● **What you need to do**
Begin the copy with the line that contains "Write the seaborn" and end it with the line that contains "import pandas as pd". Print these lines exactly and omit all pictures.

═════ Records for this exercise

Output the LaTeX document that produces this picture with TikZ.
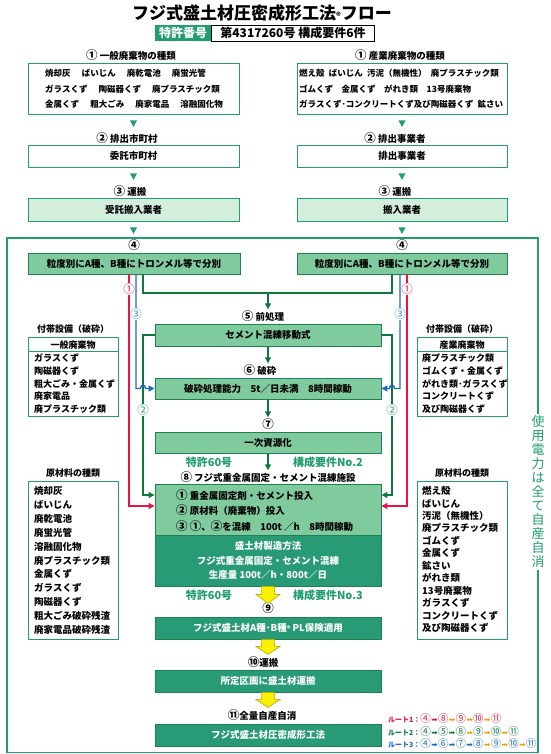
\documentclass[tikz,border=0pt]{standalone}
\usepackage{fontspec}
\setmainfont{Noto Sans CJK JP}
\newfontfamily\dejavu{DejaVu Sans}
\usetikzlibrary{calc,arrows.meta}
\definecolor{frameg}{RGB}{34,158,110}
\definecolor{lfill}{RGB}{212,238,222}
\definecolor{mfill}{RGB}{128,203,158}
\definecolor{mborder}{RGB}{30,130,80}
\definecolor{dfill}{RGB}{40,155,118}
\definecolor{dgreen}{RGB}{16,120,62}
\definecolor{rred}{RGB}{232,20,70}
\definecolor{bblue}{RGB}{30,105,195}
\definecolor{lblue}{RGB}{50,150,215}
\definecolor{yfill}{RGB}{250,240,0}
\definecolor{ydraw}{RGB}{175,165,0}
\definecolor{orng}{RGB}{240,160,0}
\newcommand{\myarr}[1]{\hspace{0.4pt}{\color{#1}\dejavu\fontsize{7.5}{7.5}\selectfont ➡}\hspace{0.4pt}}
\newcommand{\cnum}[1]{{\fontsize{11.5}{11.5}\selectfont #1}}
\tikzset{
  wbox/.style={draw=frameg, line width=0.9pt, fill=white, inner sep=0pt, font=\fontsize{9.5}{9.5}\selectfont\bfseries},
  lbox/.style={wbox, fill=lfill},
  mbox/.style={draw=mborder, line width=0.9pt, fill=mfill, inner sep=0pt, font=\fontsize{9.5}{9.5}\selectfont\bfseries},
  dbox/.style={draw=mborder, line width=0.9pt, fill=dfill, text=white, inner sep=0pt, font=\fontsize{9.5}{9.5}\selectfont\bfseries},
  lab/.style={inner sep=1pt, font=\fontsize{9.5}{9.5}\selectfont\bfseries},
  grp/.style={inner sep=1pt, font=\fontsize{9}{9}\selectfont\bfseries},
  pat/.style={inner sep=1pt, text=frameg, font=\fontsize{11}{11}\selectfont\bfseries},
  clab/.style={fill=white, inner sep=0.2pt, font=\fontsize{11.5}{11.5}\selectfont},
  topl/.style={anchor=west, align=left, inner sep=0pt, font=\fontsize{8.5}{15.5}\selectfont\bfseries},
  gline/.style={draw=dgreen, line width=1.4pt},
  garr/.style={draw=dgreen, line width=1.4pt, -{Triangle[length=6pt,width=6pt]}},
  barr/.style={draw=bblue, line width=1.4pt, -{Triangle[length=6pt,width=6pt]}},
  rarr/.style={draw=rred, line width=1.4pt, -{Triangle[length=6pt,width=6pt]}},
  yarr/.style={fill=yfill, draw=ydraw, line width=0.5pt},
  tri/.style={fill=frameg},
  route/.style={anchor=west, inner sep=0pt, font=\fontsize{10.5}{10.5}\selectfont}
}
\begin{document}
\begin{tikzpicture}[x=1pt,y=-1pt]
\useasboundingbox (0,0) rectangle (550,754);
\fill[white] (0,0) rectangle (550,754);

% title
\node[inner sep=0pt, font=\fontsize{17}{17}\selectfont\bfseries] (title) at (262,13) {フジ式盛土材圧密成形工法{\fontsize{9}{9}\selectfont ®}フロー};
\node[fill=frameg, text=white, font=\fontsize{12}{12}\selectfont\bfseries, minimum width=56, minimum height=16, inner sep=0pt] (pat1) at (183,33) {特許番号};
\node[draw=black, line width=0.6pt, font=\fontsize{12}{12}\selectfont\bfseries, minimum width=163, minimum height=16, inner sep=0pt, anchor=west] (pat2) at (pat1.east) {第4317260号 構成要件6件};

% left top column
\node[lab] (l1L) at (131,55) {\cnum{①} 一般廃棄物の種類};
\node[wbox, minimum width=211, minimum height=51] (b1L) at (133.5,88.5) {};
\node[topl] (t1L) at (45,89) {焼却灰\hspace{1.3em}ばいじん\hspace{1.3em}廃乾電池\hspace{1.3em}廃蛍光管\\ガラスくず\hspace{1.3em}陶磁器くず\hspace{1.3em}廃プラスチック類\\金属くず\hspace{1.3em}粗大ごみ\hspace{1.3em}廃家電品\hspace{1.3em}溶融固化物};
\node[lab] (l2L) at (127,138) {\cnum{②} 排出市町村};
\node[wbox, minimum width=211, minimum height=22] (b2L) at (133.5,156) {委託市町村};
\node[lab] (l3L) at (130,191) {\cnum{③} 運搬};
\node[lbox, minimum width=211, minimum height=23] (b3L) at (133.5,209.5) {受託搬入業者};

% right top column
\node[lab] (l1R) at (400,55) {\cnum{①} 産業廃棄物の種類};
\node[wbox, minimum width=210, minimum height=51] (b1R) at (402,88.5) {};
\node[topl] (t1R) at (299,89) {燃え殻\hspace{.5em}ばいじん\hspace{.5em}汚泥（無機性）\hspace{.5em}廃プラスチック類\\ゴムくず\hspace{1em}金属くず\hspace{1em}がれき類\hspace{1em}13号廃棄物\\ガラスくず･コンクリートくず及び陶磁器くず\hspace{.5em}鉱さい};
\node[lab] (l2R) at (395,138) {\cnum{②} 排出事業者};
\node[wbox, minimum width=210, minimum height=22] (b2R) at (402,156) {排出事業者};
\node[lab] (l3R) at (395,191) {\cnum{③} 運搬};
\node[lbox, minimum width=210, minimum height=23] (b3R) at (402,209.5) {搬入業者};

\foreach \n in {b1L,b2L,b3L,b1R,b2R,b3R}
  \fill[tri] ($(\n.south)+(-3.5,6)$) -- ++(7,0) -- ++(-3.5,6.5) -- cycle;

% outer frame
\draw[frameg, line width=1.2pt] (7,238) rectangle (538,752.5);
\node[fill=white, text=frameg, font=\fontsize{13}{14}\selectfont, align=center, inner sep=2pt] (vt) at (538,492) {使\\用\\電\\力\\は\\全\\て\\自\\産\\自\\消};

% step 4
\node[lab] (l4L) at (134,245) {\cnum{④}};
\node[lab] (l4R) at (402,245) {\cnum{④}};
\node[mbox, minimum width=212, minimum height=21] (b4L) at (134,263.5) {粒度別にA種、B種にトロンメル等で分別};
\node[mbox, minimum width=210, minimum height=21] (b4R) at (402,263.5) {粒度別にA種、B種にトロンメル等で分別};

% centre column
\node[lab] (l5) at (263,316) {\cnum{⑤} 前処理};
\node[mbox, minimum width=226, minimum height=22] (b5) at (268,335) {セメント混練移動式};
\node[lab] (l6) at (260,370) {\cnum{⑥} 破砕};
\node[mbox, minimum width=226, minimum height=21] (b6) at (268,388.5) {破砕処理能力\hspace{1em}5t／日未満\hspace{1em}8時間稼動};
\node[lab] (l7) at (268,424) {\cnum{⑦}};
\node[mbox, minimum width=226, minimum height=21] (b7) at (268,442.5) {一次資源化};
\node[pat] (p2a) at (209,462) {特許60号};
\node[pat] (p2b) at (328,462) {構成要件No.2};
\node[lab] (l8) at (268,477) {\cnum{⑧} フジ式重金属固定・セメント混練施設};
\node[mbox, minimum width=226, minimum height=51] (b8a) at (268,509.5) {};
\node[anchor=west, align=left, inner sep=0pt, font=\fontsize{9.5}{15.5}\selectfont\bfseries] (t8a) at (176,510.5) {\cnum{①} 重金属固定剤・セメント投入\\\cnum{②} 原材料（廃棄物）投入\\\cnum{③} \cnum{①}、\cnum{②}を混練\hspace{1em}100t ／h\hspace{1em}8時間稼動};
\node[dbox, minimum width=226, minimum height=51, align=center, font=\fontsize{9.5}{14.5}\selectfont\bfseries] (b8b) at (268,560.5) {盛土材製造方法\\フジ式重金属固定・セメント混練\\生産量 100t／h・800t／日};
\node[pat] (p3a) at (209,595) {特許60号};
\node[pat] (p3b) at (328,595) {構成要件No.3};
\node[lab] (l9) at (268,608) {\cnum{⑨}};
\node[dbox, minimum width=226, minimum height=22] (b9) at (268,628) {フジ式盛土材A種･B種{\fontsize{7}{7}\selectfont ®} PL保険適用};
\node[lab] (l10) at (263,662) {\cnum{⑩}運搬};
\node[dbox, minimum width=226, minimum height=22] (b10) at (268,681) {所定区画に盛土材運搬};
\node[lab] (l11) at (262,715) {\cnum{⑪}全量自産自消};
\node[dbox, minimum width=226, minimum height=22] (b11) at (268,735) {フジ式盛土材圧密成形工法};

% yellow arrows
\filldraw[yarr] ($(b8b.south)+(-6.5,0)$) -- ++(0,8) -- ++(-5.5,0) -- ($(b8b.south)+(0,17)$) -- ++(12,-9) -- ++(-5.5,0) -- ++(0,-8) -- cycle;
\filldraw[yarr] ($(b9.south)+(-6.5,0)$) -- ++(0,7) -- ++(-5.5,0) -- ($(b9.south)+(0,15)$) -- ++(12,-8) -- ++(-5.5,0) -- ++(0,-7) -- cycle;
\filldraw[yarr] ($(b10.south)+(-6.5,0)$) -- ++(0,7) -- ++(-5.5,0) -- ($(b10.south)+(0,15)$) -- ++(12,-8) -- ++(-5.5,0) -- ++(0,-7) -- cycle;

% connector guides
\coordinate (gt) at (268,293);
\coordinate (xg1) at (143,0);
\coordinate (xb1) at (136,0);
\coordinate (xr1) at (129,0);
\coordinate (xg2) at (392,0);
\coordinate (xb2) at (400,0);
\coordinate (xr2) at (407,0);
\coordinate (e8g) at (0,495);
\coordinate (e8r) at (0,506);

% green connectors
\draw[gline] (b4L.south -| xg1) -- (xg1 |- gt) -- (xg2 |- gt) -- (b4R.south -| xg2);
\draw[garr] (gt) -- (gt |- l5.north);
\draw[garr] (b5.south) -- (b5.south |- l6.north);
\draw[garr] (b6.south) -- (b6.south |- l7.north);
\draw[garr] (b7.south) -- (b7.south |- l8.north);
\draw[garr] (b5.west) -| (e8g -| xg1) -- (e8g -| b8a.west);
\draw[garr] (b5.east) -| (e8g -| xg2) -- (e8g -| b8a.east);

% blue connectors
\draw[barr] (b4L.south -| xb1) -- (xb1 |- b6.west) -- ($(xg1 |- b6.west)+(-2.5,0)$) .. controls +(0,-4.5) and +(0,-4.5) .. ($(xg1 |- b6.west)+(2.5,0)$) -- (b6.west);
\draw[barr] (b4R.south -| xb2) -- (xb2 |- b6.east) -- ($(xg2 |- b6.east)+(2.5,0)$) .. controls +(0,-4.5) and +(0,-4.5) .. ($(xg2 |- b6.east)+(-2.5,0)$) -- (b6.east);

% red connectors
\draw[rarr] (b4L.south -| xr1) |- (e8r -| b8a.west);
\draw[rarr] (b4R.south -| xr2) |- (e8r -| b8a.east);

% route labels on connectors
\node[clab, text=rred] (c1L) at (129,289) {①};
\node[clab, text=lblue] (c3L) at (136,314) {③};
\node[clab, text=frameg] (c2L) at (143,410) {②};
\node[clab, text=rred] (c1R) at (407,289) {①};
\node[clab, text=lblue] (c3R) at (400,314) {③};
\node[clab, text=frameg] (c2R) at (392,410) {②};

% side boxes: crushing equipment
\node[grp] (fuLlab) at (73,329) {付帯設備（破砕）};
\node[wbox, minimum width=90, minimum height=79] (fuL) at (73,376.5) {};
\draw[frameg, line width=0.9pt] ($(fuL.north west)+(0,15)$) -- ($(fuL.north east)+(0,15)$);
\node[grp] (fuLh) at (73,345) {一般廃棄物};
\node[anchor=west, align=left, inner sep=0pt, font=\fontsize{9}{12.6}\selectfont\bfseries] (fuLt) at (34,383.75) {ガラスくず\\陶磁器くず\\粗大ごみ・金属くず\\廃家電品\\廃プラスチック類};

\node[grp] (fuRlab) at (462,329) {付帯設備（破砕）};
\node[wbox, minimum width=90, minimum height=79] (fuR) at (462,376.5) {};
\draw[frameg, line width=0.9pt] ($(fuR.north west)+(0,15)$) -- ($(fuR.north east)+(0,15)$);
\node[grp] (fuRh) at (462,345) {産業廃棄物};
\node[anchor=west, align=left, inner sep=0pt, font=\fontsize{9}{12.6}\selectfont\bfseries] (fuRt) at (422,383.75) {廃プラスチック類\\ゴムくず・金属くず\\がれき類･ガラスくず\\コンクリートくず\\及び陶磁器くず};

% side boxes: raw materials
\node[grp] (gzLlab) at (73,473) {原材料の種類};
\node[wbox, minimum width=90, minimum height=158] (gzL) at (73,560) {};
\node[anchor=west, align=left, inner sep=0pt, font=\fontsize{9.5}{13.9}\selectfont\bfseries] (gzLt) at (34,560.5) {焼却灰\\ばいじん\\廃乾電池\\廃蛍光管\\溶融固化物\\廃プラスチック類\\金属くず\\ガラスくず\\陶磁器くず\\粗大ごみ破砕残渣\\廃家電品破砕残渣};

\node[grp] (gzRlab) at (462,473) {原材料の種類};
\node[wbox, minimum width=90, minimum height=158] (gzR) at (462,560) {};
\node[anchor=west, align=left, inner sep=0pt, font=\fontsize{9.5}{12.45}\selectfont\bfseries] (gzRt) at (422,559.5) {燃え殻\\ばいじん\\汚泥（無機性）\\廃プラスチック類\\ゴムくず\\金属くず\\鉱さい\\がれき類\\13号廃棄物\\ガラスくず\\コンクリートくず\\及び陶磁器くず};

% route legend
\node[route, text=rred] (rt1) at (388,719) {{\fontsize{7}{7}\selectfont\bfseries ルート1：}④\myarr{rred}⑧\myarr{orng}⑨\myarr{orng}⑩\myarr{orng}⑪};
\node[route, text=dgreen] (rt2) at (388,732) {{\fontsize{7}{7}\selectfont\bfseries ルート2：}④\myarr{dgreen}⑤\myarr{dgreen}⑧\myarr{orng}⑨\myarr{orng}⑩\myarr{orng}⑪};
\node[route, text=bblue] (rt3) at (388,744) {{\fontsize{7}{7}\selectfont\bfseries ルート3：}④\myarr{bblue}⑥\myarr{bblue}⑦\myarr{bblue}⑧\myarr{orng}⑨\myarr{orng}⑩\myarr{orng}⑪};
\end{tikzpicture}
\end{document}
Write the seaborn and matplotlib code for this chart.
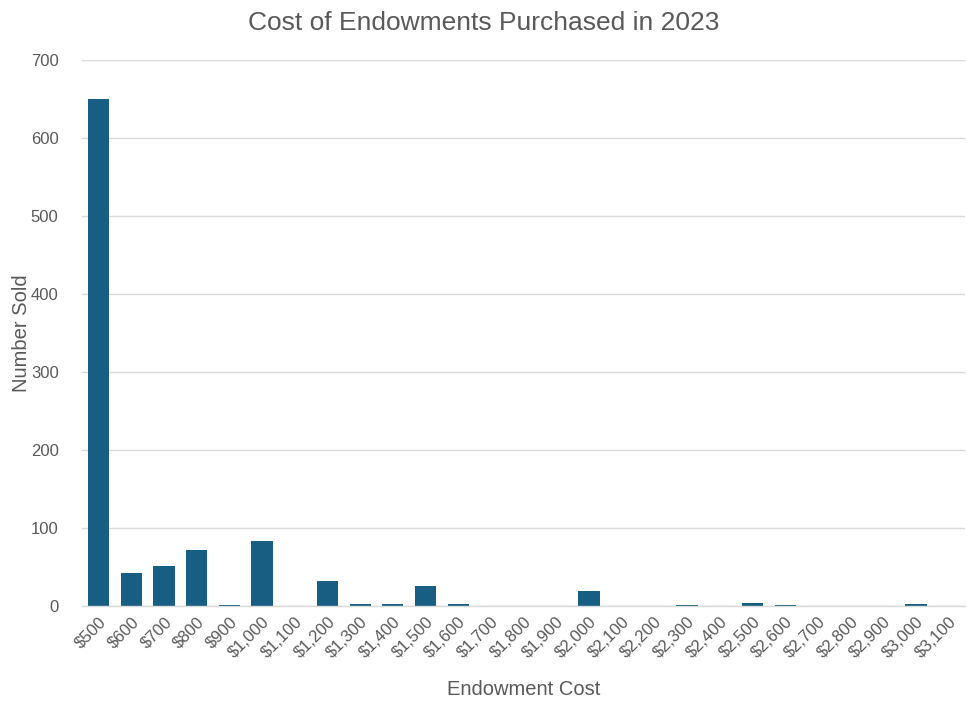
import matplotlib
matplotlib.use("Agg")
import matplotlib.pyplot as plt
import seaborn as sns
import pandas as pd

costs = ["$500", "$600", "$700", "$800", "$900", "$1,000", "$1,100", "$1,200", "$1,300",
         "$1,400", "$1,500", "$1,600", "$1,700", "$1,800", "$1,900", "$2,000", "$2,100",
         "$2,200", "$2,300", "$2,400", "$2,500", "$2,600", "$2,700", "$2,800", "$2,900",
         "$3,000", "$3,100"]
sold = [650, 42, 51, 72, 1, 83, 0, 32, 3, 2, 26, 3, 0, 0, 0, 19, 0, 0, 1, 0, 4, 1, 0, 0, 0, 3, 0]

df = pd.DataFrame({"cost": costs, "sold": sold})

sns.set_theme(style="white")
plt.rcParams['font.family'] = ['Liberation Sans', 'DejaVu Sans']
text_col = "#595959"

fig = plt.figure(figsize=(9.67, 7.03), dpi=100)
ax = fig.add_axes([0.085, 0.138, 0.913, 0.777])
sns.barplot(data=df, x="cost", y="sold", color="#175E82", width=0.65, ax=ax,
            saturation=1, edgecolor="#175E82", linewidth=0)

ax.set_ylim(0, 700)
ax.set_yticks(range(0, 701, 100))
ax.set_xlim(-0.5, len(costs) - 0.5)
ax.yaxis.grid(True, color="#d9d9d9", linewidth=1)
ax.set_axisbelow(True)
for s in ["top", "right", "left"]:
    ax.spines[s].set_visible(False)
ax.spines["bottom"].set_color("#d9d9d9")
ax.spines["bottom"].set_linewidth(1)
ax.tick_params(axis="both", length=0, colors=text_col, labelsize=12)
ax.tick_params(axis="y", pad=17)
plt.setp(ax.get_xticklabels(), rotation=45, ha="right", rotation_mode="anchor")
ax.tick_params(axis="x", pad=6)

ax.set_xlabel("Endowment Cost", fontsize=14.5, color=text_col, labelpad=14)
ax.set_ylabel("Number Sold", fontsize=14.5, color=text_col)
ax.yaxis.set_label_coords(-0.058, 0.5)
fig.suptitle("Cost of Endowments Purchased in 2023", fontsize=19, color=text_col, y=0.985)

fig.savefig("out.png", dpi=100)
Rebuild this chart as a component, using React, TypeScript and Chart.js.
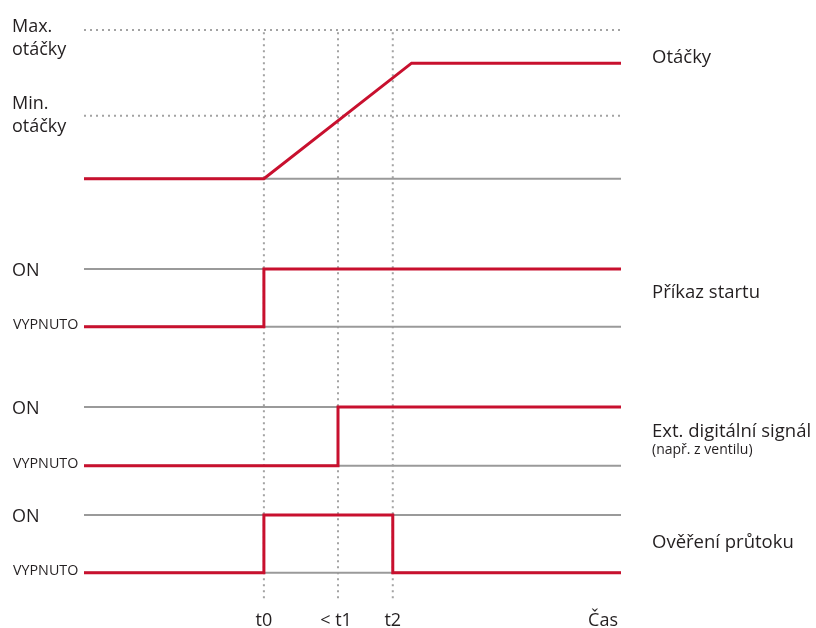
import React, { useEffect, useRef } from "react";
import { Chart, registerables } from "chart.js";

Chart.register(...registerables);

// Time axis (arbitrary units, 0..10)
const timeEnd = 10;
const timeMarks = [3.35, 4.73, 5.75];
const timeLabels = ["t0", "< t1", "t2"];
const axisLabel = "Čas";

// Vertical levels (0..100)
const speedMax = 100;
const speedMin = 85;
const speedBase = 74;
const speedTop = 94.2;
const rampEnd = 6.1;

const startOn = 58.2;
const startOff = 48.1;
const extOn = 34.1;
const extOff = 23.8;
const flowOn = 15.2;
const flowOff = 5.1;

// Signals
const speedTimes = [0, 3.35, rampEnd, timeEnd];
const speedValues = [speedBase, speedBase, speedTop, speedTop];
const startTimes = [0, 3.35, 3.35, timeEnd];
const startValues = [startOff, startOff, startOn, startOn];
const extTimes = [0, 4.73, 4.73, timeEnd];
const extValues = [extOff, extOff, extOn, extOn];
const flowTimes = [0, 3.35, 3.35, 5.75, 5.75, timeEnd];
const flowValues = [flowOff, flowOff, flowOn, flowOn, flowOff, flowOff];

const grayLevels = [speedBase, startOn, startOff, extOn, extOff, flowOn, flowOff];
const dottedLevels = [speedMax, speedMin];
const dottedTop = 99.6;

const signalNames = ["Otáčky", "Příkaz startu", "Ext. digitální signál", "Ověření průtoku"];
const signalNote = "(např. z ventilu)";
const onLabel = "ON";
const offLabel = "VYPNUTO";
const maxLabel = ["Max.", "otáčky"];
const minLabel = ["Min.", "otáčky"];

const RED = "#c8102e";
const GRAY = "#9a9a9a";
const DOT = "#a3a3a3";
const TEXT = "#231f20";
const FONT = "'Open Sans', sans-serif";

const pts = (xs: number[], ys: number[]) => xs.map((x, i) => ({ x, y: ys[i] }));

export default function App() {
  const ref = useRef<HTMLCanvasElement | null>(null);

  useEffect(() => {
    if (!ref.current) return;

    const redSets = [
      pts(speedTimes, speedValues),
      pts(startTimes, startValues),
      pts(extTimes, extValues),
      pts(flowTimes, flowValues),
    ].map((data) => ({
      data,
      borderColor: RED,
      borderWidth: 3,
      showLine: true,
      pointRadius: 0,
      clip: false as any,
      borderCapStyle: "butt" as const,
      borderJoinStyle: "miter" as const,
    }));

    const graySets = grayLevels.map((lv) => ({
      data: [
        { x: 0, y: lv },
        { x: timeEnd, y: lv },
      ],
      borderColor: GRAY,
      borderWidth: 2,
      showLine: true,
      pointRadius: 0,
      clip: false as any,
    }));

    const dotH = dottedLevels.map((lv) => ({
      data: [
        { x: 0, y: lv },
        { x: timeEnd, y: lv },
      ],
      borderColor: DOT,
      borderWidth: 2,
      borderDash: [2, 4],
      showLine: true,
      pointRadius: 0,
      clip: false as any,
    }));

    const dotV = timeMarks.map((t) => ({
      data: [
        { x: t, y: dottedTop },
        { x: t, y: 0 },
      ],
      borderColor: DOT,
      borderWidth: 2,
      borderDash: [2, 4],
      showLine: true,
      pointRadius: 0,
      clip: false as any,
    }));

    const textPlugin = {
      id: "texts",
      afterDatasetsDraw(chart: any) {
        const { ctx, scales } = chart;
        const xs = scales.x;
        const ys = scales.y;
        const X = (v: number) => xs.getPixelForValue(v);
        const Y = (v: number) => ys.getPixelForValue(v);
        ctx.save();
        ctx.fillStyle = TEXT;
        ctx.textBaseline = "alphabetic";
        ctx.textAlign = "left";
        const L = 12;
        ctx.font = `18px ${FONT}`;
        ctx.fillText(maxLabel[0], L, Y(speedMax) + 2);
        ctx.fillText(maxLabel[1], L, Y(speedMax) + 25);
        ctx.fillText(minLabel[0], L, Y(speedMin) - 7);
        ctx.fillText(minLabel[1], L, Y(speedMin) + 16);

        [startOn, extOn, flowOn].forEach((lv) => ctx.fillText(onLabel, L, Y(lv) + 7));
        ctx.font = `14.3px ${FONT}`;
        [startOff, extOff, flowOff].forEach((lv) => ctx.fillText(offLabel, L + 1, Y(lv) + 2));

        const R = xs.right + 31;
        ctx.font = `18.5px ${FONT}`;
        ctx.fillText(signalNames[0], R, Y(speedTop));
        ctx.fillText(signalNames[1], R, (Y(startOn) + Y(startOff)) / 2);
        ctx.fillText(signalNames[2], R, (Y(extOn) + Y(extOff)) / 2 + 1);
        ctx.fillText(signalNames[3], R, (Y(flowOn) + Y(flowOff)) / 2 + 4);
        ctx.font = `14px ${FONT}`;
        ctx.fillText(signalNote, R, (Y(extOn) + Y(extOff)) / 2 + 18);

        ctx.font = `18px ${FONT}`;
        ctx.textAlign = "center";
        const by = ys.bottom + 24;
        timeMarks.forEach((t, i) => ctx.fillText(timeLabels[i], X(t) - (i === 1 ? 2 : 0), by));
        ctx.textAlign = "right";
        ctx.fillText(axisLabel, xs.right - 3, by);
        ctx.restore();
      },
    };

    const chart = new Chart(ref.current, {
      type: "scatter",
      data: { datasets: [...redSets, ...graySets, ...dotH, ...dotV] as any },
      options: {
        animation: false,
        responsive: false,
        maintainAspectRatio: false,
        events: [],
        layout: { padding: { left: 84, right: 195, top: 30, bottom: 26 } },
        plugins: { legend: { display: false }, tooltip: { enabled: false } },
        scales: {
          x: { type: "linear", min: 0, max: timeEnd, display: false },
          y: { type: "linear", min: 0, max: 100, display: false },
        },
      },
      plugins: [textPlugin],
    });
    return () => chart.destroy();
  }, []);

  return (
    <div style={{ position: "fixed", left: 0, top: 0, width: 816, height: 628, background: "#fff" }}>
      <canvas ref={ref} width={816} height={628} style={{ width: 816, height: 628, display: "block" }} />
    </div>
  );
}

══════════

● **Exercise answer**
Write the seaborn and matplotlib code for this chart.
import matplotlib
matplotlib.use("Agg")
import matplotlib.pyplot as plt
import seaborn as sns
import pandas as pd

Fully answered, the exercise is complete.